One fifth of employees admitted to never working to their best ability in a recent survey

How HR should handle lazy employees
A survey of some 2,000 individuals by technology firm Dropbox showed one in five Brits admitting they never work to the best of their ability in their jobs.

In fact, nearly three quarters of respondents said they do not work their best even once a week, reported the BBC.

Entry-level workers believe that just 68% of their colleagues are good at their jobs. The perception is worse among managers and board-level workers, who believe only 58% of their colleagues perform well at work.

“Fundamentally people have a natural inclination towards laziness,” said Brennan Jacoby, a philosopher at cultural institution The School of Life, which conducted the survey with Dropbox.

"Often it's not a lack of motivation causing [the laziness], more often it can be a lack of clarity," Jacoby said.

“Without clear roles and objectives we are drawn towards loafing and free riding."

The survey results emerge amid sluggish forecasts for economic productivity in the next five years.
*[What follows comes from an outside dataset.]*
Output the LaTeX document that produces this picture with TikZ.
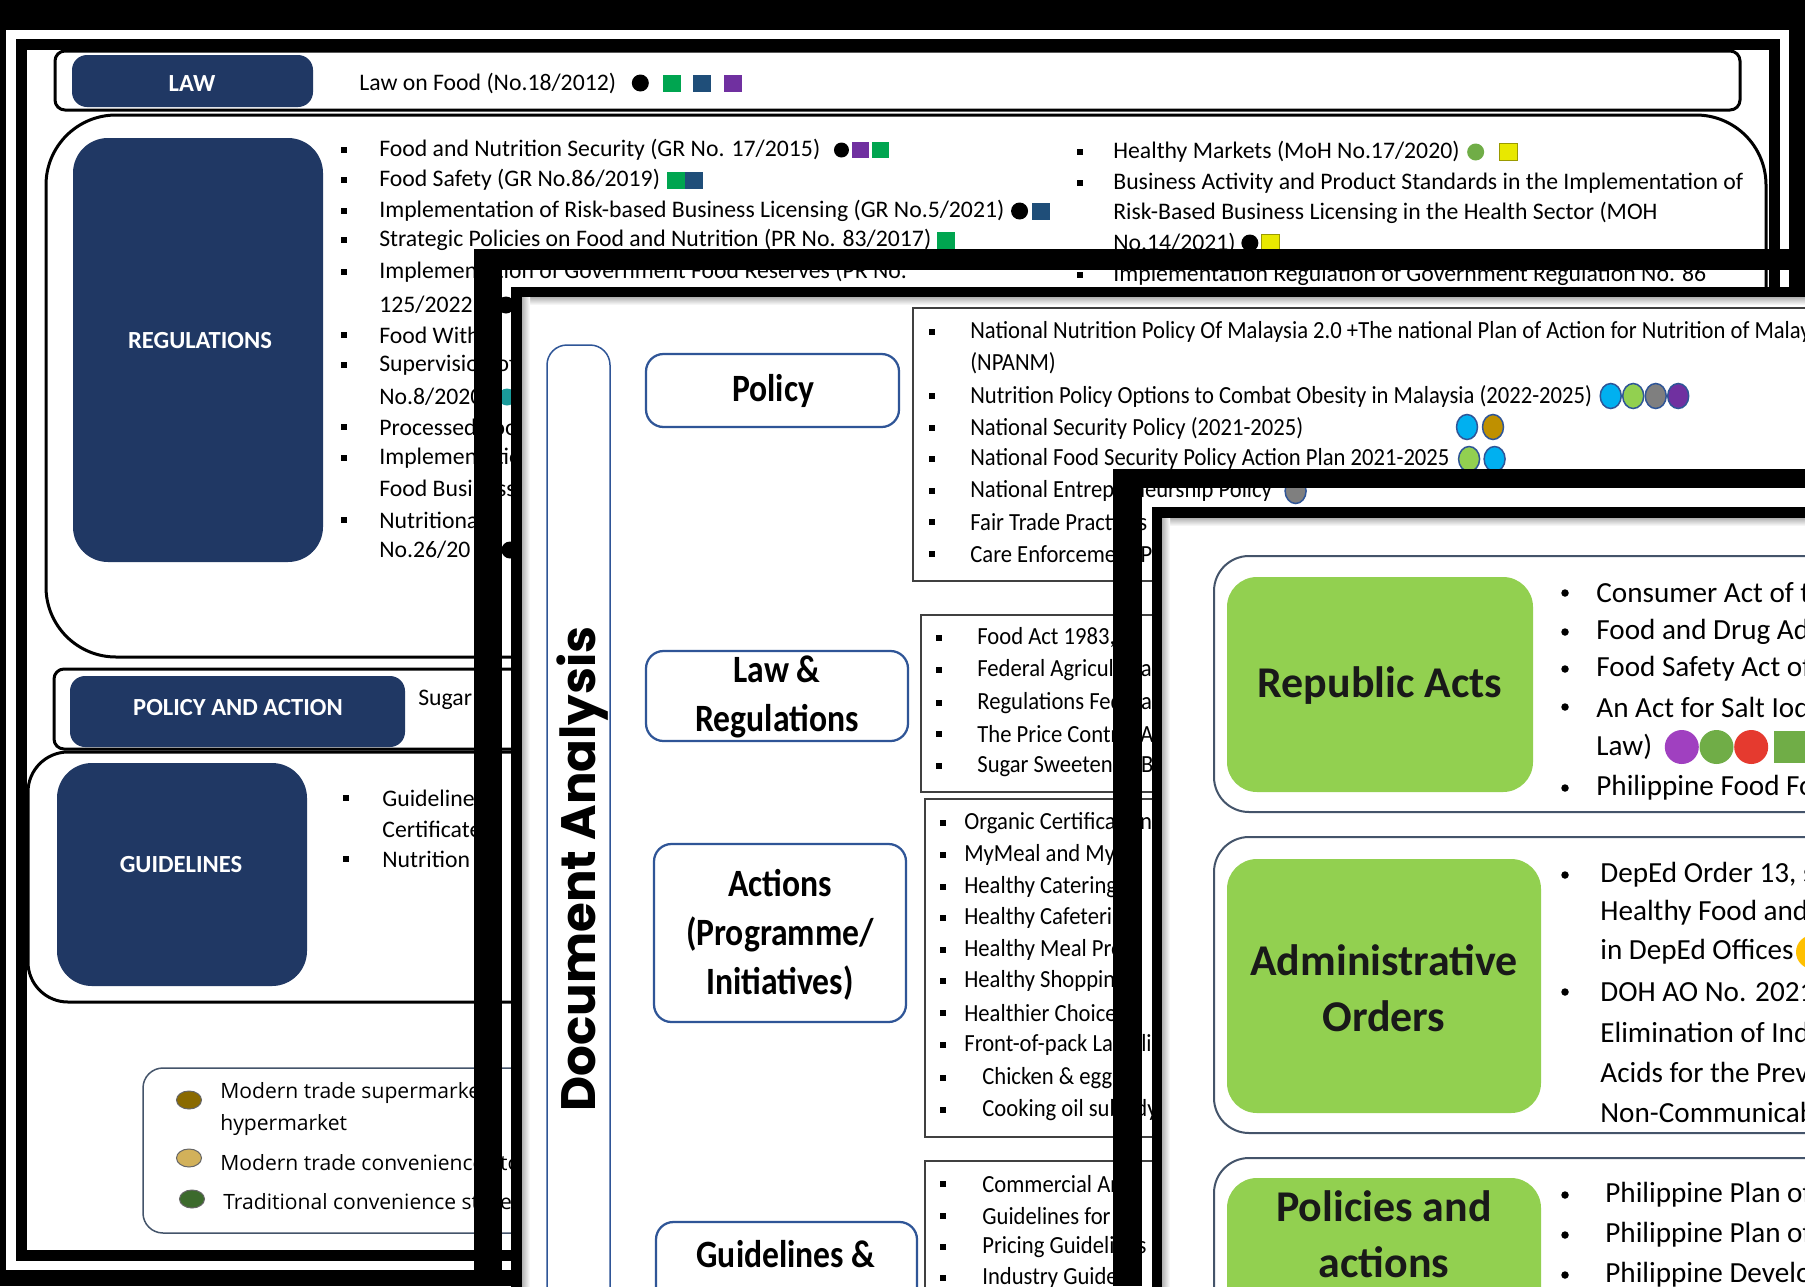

Low productivity has been blamed for holding back the UK economy.

The Office for Budgetary Responsibility (OBR), said productivity has grown by just 0.2% a year for the past five years, a number far lower than expected, and warned that the weak growth would persist over the next five years.

Other findings include:
  • Workers in public relations and information have the lowest opinion of their peers
  • Those in construction and emergency service have the highest opinion of their colleagues.
According to Dropbox, the positive regard for their colleagues’ work habits might be because these are safety-critical jobs that require trust in co-workers for everyone’s safety.

In these roles, too, the benefits of teamwork are more apparent and clearly understood.

Employers, he believes, should give their workers clear roles and responsibilities. “Chances are, productivity and happiness will rise.”